Some cracking reading material there to.
Just an update on this...
Nokia have not fixed the HSPA bug. One has to use the phone with HSPA disabled, which limits the downlink speed to c. 300kbits/sec (in the UK, 3G) versus 10x that on HSPA. It's not bad... not when you are old enough to remember 300baud modem access to Compu$erve
One also has to drive (satnav) with power connected, otherwise the phone crashes every few minutes as it downloads traffic info etc over 3G. But one normally would have the power cable in for that anyway because the screen is on all the time. I don't think any smartphone on the market manages more than a few hours of GPS and 3G and the screen on.
In all, the symtoms are of internal power distribution issues, for which there is a known hardware repair, if somebody can be bothered to harrass some Nokia service centres who don't want to do it, and who will send it to the Czech Republic for repair for a few weeks...
Otherwise, it's an awesome phone+camera. It is not as good as a £1500 DSLR, which is just as well otherwise there would be a lot of sick people around.
Denigrating Symbian is a rite of passage nowadays, but in reality it works superbly. Even down to little things like direct drag/drop to a PC (via ftp or direct network share browsing). Compared to an Iphone/Ipad it is amazing in flexibility and functionality.

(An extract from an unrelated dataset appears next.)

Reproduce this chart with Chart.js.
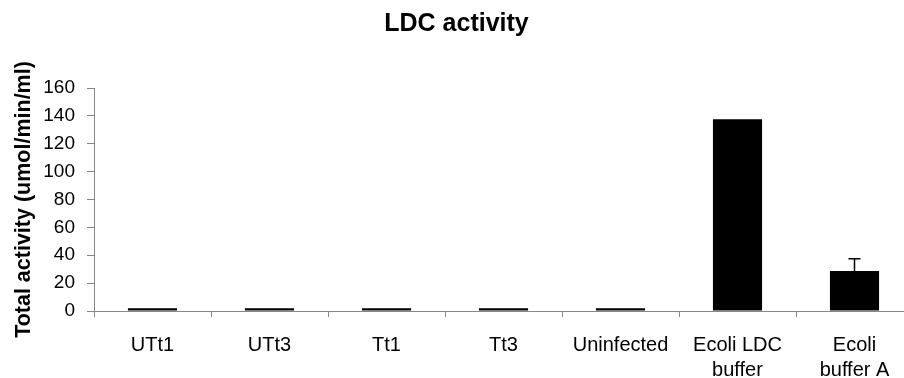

For flying, apart from always having a really good camera, it is good enough to show PDF approach plates (Jepp, not the AIP ones which generally need a much better/bigger screen) and any enroute charts which you can print to a PDF.
I look forward to getting wifi connectivity from a satphone, for tafs/metars etc, but I understand Achim's Thuraya XT tests on Thuraya's "GMPRS" have been less than encouraging - much as I found in 2009.
Some cracking reading material there too.
Yeah; it used to be de rigueur to harrass a visiting sales rep from a semiconductor company for as many data books as he could bring with him - or her, in the case of the famous Macro Marketing with its all-female sales force
Nowadays, they are out of fashion because the data is online, and also any design engineer with a brain (or any interest in the financial well-being of his company) is sticking to a very small range of cheap and readily available commodity components. The whole market has moved towards specialised chips which are single sourced and very expensive, offering a neat solution which might cost 10x more.
Update: Nokia seems to have quietly fixed the HSPA bug, under the guise of an update to the picture gallery app.
The phone doesn't crash anymore.
It still suffers from the occassional failure to register properly on the network (Vodafone), so you can make calls and send texts etc but can't receive any. However all modern phones sometimes do that; Justine's Iphone 4 (T-Mobile) does it quite often. I usually catch it because I have a bit of kit we make at work set up to send me an SMS (with the temperature in the office - no kidding) every morning at 9am.